# should we buy a house if we can't sell...



## dasexyfroto (Mar 3, 2010)

currently there is a very tough sellers market for Condos. My wife and I currently own a condo that we have been living for about 4-5 years in. It is a very tough market and honestly we can not seem to sell it. We are seriously looking at buying a house. Do you think its the right time to buy a house? How can we tell if we can "afford" to buy a house? Is renting out our condo a bad decision vs. selling it? I am not sure if this matters or not, but I am not the actual owner of the condo, I moved into it b4 my wife and I got married and "technically" she bought the condo, and ever since I have been living there I have been helping making the mortgage payments on it.


----------



## MarriedMan09 (Jul 2, 2010)

There are a few questions buried in this post, lets see if I can help a bit:

1. Is it a right time to buy a house?

Deep down inside you more than likely already know the answer. No one can tell you for 100% sure when the righ time to buy a house for you is. There are many factors. Current finances, local market conditions, interest rates, price trends (are prices falling or rising in your area), is teh kind of home you are looking for available? if so could you move quickly to buy it? Best bet is to talk to a realestate aganet (preferable one that you are someone you trust, trusts) they can give you the information you need to make a informaed decision.


2. Can we afford a house?

Well, can you? How well are you affording the house you live in now? 

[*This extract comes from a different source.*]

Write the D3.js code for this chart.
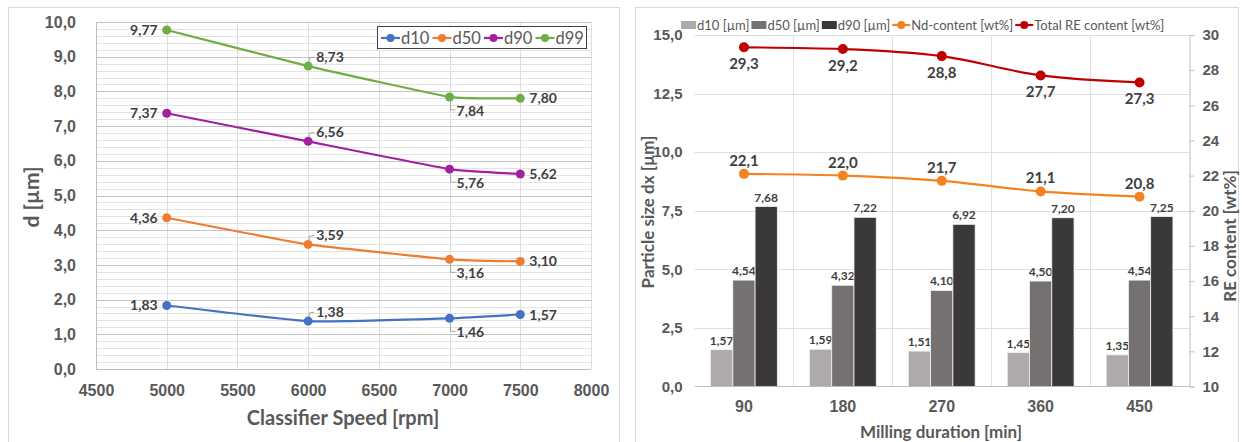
<!DOCTYPE html>
<html>
<head>
<meta charset="utf-8">
<script src="https://cdn.jsdelivr.net/npm/d3@7"></script>
<style>
  body { margin: 0; background: #fff; }
  svg { font-family: Lato, "Open Sans", sans-serif; }
</style>
</head>
<body>
<svg id="chart" width="1242" height="442"></svg>
<script>
// ---------- data ----------
const speeds = [5000, 6000, 7000, 7500];
const d10 = [1.83, 1.38, 1.46, 1.57];
const d50 = [4.36, 3.59, 3.16, 3.10];
const d90 = [7.37, 6.56, 5.76, 5.62];
const d99 = [9.77, 8.73, 7.84, 7.80];
const leftSeriesNames = ['d10', 'd50', 'd90', 'd99'];

const durations = ['90', '180', '270', '360', '450'];
const bar10 = [1.57, 1.59, 1.51, 1.45, 1.35];
const bar50 = [4.54, 4.32, 4.10, 4.50, 4.54];
const bar90 = [7.68, 7.22, 6.92, 7.20, 7.25];
const ndContent = [22.1, 22.0, 21.7, 21.1, 20.8];
const reContent = [29.3, 29.2, 28.8, 27.7, 27.3];
const barNames = ['d10 [µm]', 'd50 [µm]', 'd90 [µm]'];
const lineNames = ['Nd-content [wt%]', 'Total RE content [wt%]'];

const leftYTicks = d3.range(0, 10.01, 1);
const leftXTicks = d3.range(4500, 8001, 500);
const rightYTicks = d3.range(0, 15.01, 2.5);
const reTicks = d3.range(10, 30.01, 2);

const fmt1 = d3.format('.1f'), fmt2 = d3.format('.2f');
const comma = s => s.replace('.', ',');

const svg = d3.select('#chart');
const txt = '#595959', lbl = '#404040';

//==================== LEFT CHART ====================
svg.append('rect').attr('x', 8.5).attr('y', 7.5).attr('width', 611).attr('height', 450)
  .attr('fill', 'none').attr('stroke', '#d9d9d9');

const lx = d3.scaleLinear().domain([4500, 8000]).range([96, 591]);
const ly = d3.scaleLinear().domain([0, 10]).range([369, 22]);

const gL = svg.append('g');

// minor gridlines
gL.append('g').selectAll('line').data(d3.range(0, 10.01, 0.2).filter(v => Math.abs(v - Math.round(v)) > 0.01))
  .join('line')
  .attr('x1', lx(4500)).attr('x2', lx(8000))
  .attr('y1', d => Math.round(ly(d)) + 0.5).attr('y2', d => Math.round(ly(d)) + 0.5)
  .attr('stroke', '#e3e3e3');
// vertical gridlines
gL.append('g').selectAll('line').data(leftXTicks)
  .join('line')
  .attr('x1', d => Math.round(lx(d)) + 0.5).attr('x2', d => Math.round(lx(d)) + 0.5)
  .attr('y1', ly(10)).attr('y2', ly(0))
  .attr('stroke', d => d === 4500 ? '#bfbfbf' : '#dedede');
// major gridlines
gL.append('g').selectAll('line').data(leftYTicks)
  .join('line')
  .attr('x1', lx(4500)).attr('x2', lx(8000))
  .attr('y1', d => Math.round(ly(d)) + 0.5).attr('y2', d => Math.round(ly(d)) + 0.5)
  .attr('stroke', d => d === 0 ? '#bfbfbf' : '#c4c4c4');

// axes
const yAxisL = d3.axisLeft(ly).tickValues(leftYTicks).tickSize(0).tickPadding(20).tickFormat(d => comma(fmt1(d)));
gL.append('g').attr('transform', `translate(${lx(4500)},0)`).call(yAxisL)
  .call(g => g.select('.domain').remove())
  .selectAll('text').attr('fill', txt).attr('font-size', 16).attr('font-weight', 700);

const xAxisL = d3.axisBottom(lx).tickValues(leftXTicks).tickSize(0).tickPadding(16).tickFormat(d3.format('d'));
gL.append('g').attr('transform', `translate(0,${ly(0)})`).call(xAxisL)
  .call(g => g.select('.domain').remove())
  .selectAll('text').attr('fill', txt).attr('font-size', 16).attr('font-weight', 700);

gL.append('text').attr('transform', 'translate(39,197) rotate(-90)')
  .attr('text-anchor', 'middle').attr('fill', txt).attr('font-size', 21).attr('font-weight', 700)
  .text('d [µm]');
gL.append('text').attr('x', 343).attr('y', 425)
  .attr('text-anchor', 'middle').attr('fill', txt).attr('font-size', 20).attr('font-weight', 700)
  .text('Classifier Speed [rpm]');

const leftColors = ['#4472c4', '#ed7d31', '#a21f9e', '#70ad47'];
const leftSeries = [d10, d50, d90, d99];
const labelPos = ['left', 'above', 'below', 'right'];

const lineL = d3.line().x(d => lx(d[0])).y(d => ly(d[1])).curve(d3.curveCardinal.tension(0.65));

leftSeries.forEach((vals, s) => {
  const pts = speeds.map((x, i) => [x, vals[i]]);
  const g = gL.append('g');
  g.append('path').attr('d', lineL(pts)).attr('fill', 'none')
    .attr('stroke', leftColors[s]).attr('stroke-width', 2.2);
  g.selectAll('circle').data(pts).join('circle')
    .attr('cx', d => lx(d[0])).attr('cy', d => ly(d[1])).attr('r', 4.5)
    .attr('fill', leftColors[s]);
  pts.forEach((d, i) => {
    const px = lx(d[0]), py = ly(d[1]);
    const t = g.append('text').attr('fill', lbl).attr('font-size', 14).attr('font-weight', 700)
      .text(comma(fmt2(d[1])));
    if (labelPos[i] === 'left') {
      t.attr('x', px - 9).attr('y', py + 5).attr('text-anchor', 'end');
    } else if (labelPos[i] === 'right') {
      t.attr('x', px + 9).attr('y', py + 5);
    } else if (labelPos[i] === 'above') {
      t.attr('x', px + 8).attr('y', py - 4);
      g.append('path').attr('d', `M${px + 1},${py - 4} L${px + 1},${py - 8} L${px + 6},${py - 9}`)
        .attr('fill', 'none').attr('stroke', '#a6a6a6');
    } else {
      t.attr('x', px + 7).attr('y', py + 19);
      g.append('path').attr('d', `M${px + 1},${py + 4} L${px + 1},${py + 13} L${px + 6},${py + 13}`)
        .attr('fill', 'none').attr('stroke', '#a6a6a6');
    }
  });
});

// legend left
const legL = gL.append('g');
legL.append('rect').attr('x', 377.5).attr('y', 26.5).attr('width', 209).attr('height', 22)
  .attr('fill', '#fff').attr('stroke', '#404040');
leftSeriesNames.forEach((n, s) => {
  const x0 = 381 + s * 51.5, yy = 38;
  legL.append('line').attr('x1', x0).attr('x2', x0 + 19).attr('y1', yy).attr('y2', yy)
    .attr('stroke', leftColors[s]).attr('stroke-width', 2.2);
  legL.append('circle').attr('cx', x0 + 9.5).attr('cy', yy).attr('r', 4).attr('fill', leftColors[s]);
  legL.append('text').attr('x', x0 + 20).attr('y', yy + 6)
    .attr('fill', txt).attr('font-size', 16.5).text(n);
});

//==================== RIGHT CHART ====================
svg.append('rect').attr('x', 635.5).attr('y', 7.5).attr('width', 603).attr('height', 450)
  .attr('fill', 'none').attr('stroke', '#d9d9d9');

const rx = d3.scaleBand().domain(durations).range([694.5, 1189]);
const ry = d3.scaleLinear().domain([0, 15]).range([386.5, 35]);
const ry2 = d3.scaleLinear().domain([10, 30]).range([386.5, 35]);
const gR = svg.append('g');

// gridlines
gR.append('g').selectAll('line').data(rightYTicks.slice(1))
  .join('line')
  .attr('x1', 694.5).attr('x2', 1189)
  .attr('y1', d => Math.round(ry(d)) + 0.5).attr('y2', d => Math.round(ry(d)) + 0.5)
  .attr('stroke', '#e0e0e0');
gR.append('g').selectAll('line').data(durations.slice(1))
  .join('line')
  .attr('x1', d => Math.round(rx(d)) + 0.5).attr('x2', d => Math.round(rx(d)) + 0.5)
  .attr('y1', ry(15)).attr('y2', ry(0))
  .attr('stroke', '#e0e0e0');

// bars
const barColors = ['#aeaaaa', '#767171', '#3b3838'];
const barSeries = [bar10, bar50, bar90];
const groupW = rx.bandwidth() * 0.675;
const sub = d3.scaleBand().domain([0, 1, 2]).range([0, groupW]);
const gBars = gR.append('g');
barSeries.forEach((vals, s) => {
  durations.forEach((c, i) => {
    const x0 = rx(c) + (rx.bandwidth() - groupW) / 2 + sub(s);
    gBars.append('rect').attr('x', x0).attr('width', sub.bandwidth())
      .attr('y', ry(vals[i])).attr('height', ry(0) - ry(vals[i]))
      .attr('fill', barColors[s]).attr('stroke', '#f2f2f2').attr('stroke-width', 0.8);
    gBars.append('text').attr('x', x0 + sub.bandwidth() / 2).attr('y', ry(vals[i]) - 5)
      .attr('text-anchor', 'middle').attr('fill', lbl).attr('font-size', 12).attr('font-weight', 700)
      .text(comma(fmt2(vals[i])));
  });
});

// axes lines
gR.append('line').attr('x1', 694.5).attr('x2', 1189).attr('y1', 386.5).attr('y2', 386.5).attr('stroke', '#bfbfbf');

const yAxisR = d3.axisLeft(ry).tickValues(rightYTicks).tickSize(0).tickPadding(12).tickFormat(d => comma(fmt1(d)));
gR.append('g').attr('transform', 'translate(694.5,0)').call(yAxisR)
  .call(g => g.select('.domain').remove())
  .selectAll('text').attr('fill', txt).attr('font-size', 15).attr('font-weight', 600);

const yAxisR2 = d3.axisRight(ry2).tickValues(reTicks).tickSize(5).tickPadding(8).tickFormat(d3.format('d'));
gR.append('g').attr('transform', 'translate(1189.5,0)').call(yAxisR2)
  .call(g => g.select('.domain').attr('stroke', '#bfbfbf'))
  .call(g => g.selectAll('.tick line').attr('stroke', '#bfbfbf'))
  .selectAll('text').attr('fill', txt).attr('font-size', 15).attr('font-weight', 600);

const xAxisR = d3.axisBottom(rx).tickSize(0).tickPadding(14);
gR.append('g').attr('transform', 'translate(0,386.5)').call(xAxisR)
  .call(g => g.select('.domain').remove())
  .selectAll('text').attr('fill', txt).attr('font-size', 16).attr('font-weight', 700);

gR.append('text').attr('transform', 'translate(654,212) rotate(-90)')
  .attr('text-anchor', 'middle').attr('fill', txt).attr('font-size', 17).attr('font-weight', 700)
  .text('Particle size dx [µm]');
gR.append('text').attr('transform', 'translate(1236,236) rotate(-90)')
  .attr('text-anchor', 'middle').attr('fill', txt).attr('font-size', 17).attr('font-weight', 700)
  .text('RE content [wt%]');
gR.append('text').attr('x', 941).attr('y', 438)
  .attr('text-anchor', 'middle').attr('fill', txt).attr('font-size', 17).attr('font-weight', 700)
  .text('Milling duration [min]');

// lines on secondary axis
const lineColors = ['#f58220', '#c00000'];
const lineSeries = [ndContent, reContent];
const lineR = d3.line().x((d, i) => rx(durations[i]) + rx.bandwidth() / 2).y(d => ry2(d)).curve(d3.curveMonotoneX);
lineSeries.forEach((vals, s) => {
  const g = gR.append('g');
  g.append('path').attr('d', lineR(vals)).attr('fill', 'none')
    .attr('stroke', lineColors[s]).attr('stroke-width', 2.2);
  g.selectAll('circle').data(vals).join('circle')
    .attr('cx', (d, i) => rx(durations[i]) + rx.bandwidth() / 2).attr('cy', d => ry2(d)).attr('r', 5)
    .attr('fill', lineColors[s]);
  g.selectAll('text').data(vals).join('text')
    .attr('x', (d, i) => rx(durations[i]) + rx.bandwidth() / 2)
    .attr('y', d => s === 0 ? ry2(d) - 8 : ry2(d) + 22)
    .attr('text-anchor', 'middle').attr('fill', lbl).attr('font-size', 15).attr('font-weight', 700)
    .text(d => comma(fmt1(d)));
});

// legend right
const legR = gR.append('g');
let rxPos = 681;
const legY = 25;
barNames.forEach((n, s) => {
  legR.append('rect').attr('x', rxPos).attr('y', legY - 4).attr('width', 15).attr('height', 8).attr('fill', barColors[s]);
  const t = legR.append('text').attr('x', rxPos + 16).attr('y', legY + 4.5)
    .attr('fill', txt).attr('font-size', 13).text(n);
  rxPos += 16 + t.node().getComputedTextLength() + 2;
});
lineNames.forEach((n, s) => {
  legR.append('line').attr('x1', rxPos).attr('x2', rxPos + 18).attr('y1', legY).attr('y2', legY)
    .attr('stroke', lineColors[s]).attr('stroke-width', 2.2);
  legR.append('circle').attr('cx', rxPos + 9).attr('cy', legY).attr('r', 4).attr('fill', lineColors[s]);
  const t = legR.append('text').attr('x', rxPos + 19).attr('y', legY + 4.5)
    .attr('fill', txt).attr('font-size', 13).text(n);
  rxPos += 19 + t.node().getComputedTextLength() + 2;
});
</script>
</body>
</html>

Are you able to keep it maintained? 

Do you feel the power bill is expensive? Water bill? 

Could you afford the extra montly payment on a biger house? 

If you can, how about when you figure a bigger power and water bill? 

What will the taxes on the new property be? Homeowners insurance? 

Is there an association fee? 

Afer you figure all that... could you afford to fix something if it breaks? 

If so.. then I guess you could afford one.


3. renting or selling?

Are you good at fixing things yourself? 

Could you afford the exspense to hire someone if you cant? 

Would you be able to rent the condo at a price that is above your current mortgage? 

If so, could you place that profit in an account to cover future repairs on the property?

If your tennants are unable to pay, can you cover the extra mortgage? Sometime you have to cover it until they can be evicted.. which can be awhile (6+ months)

if so.. then I guess renting could be an option.


As far as the condo belonging to your wife.. if you two are on the same boat.. this shouldn't matter.


----------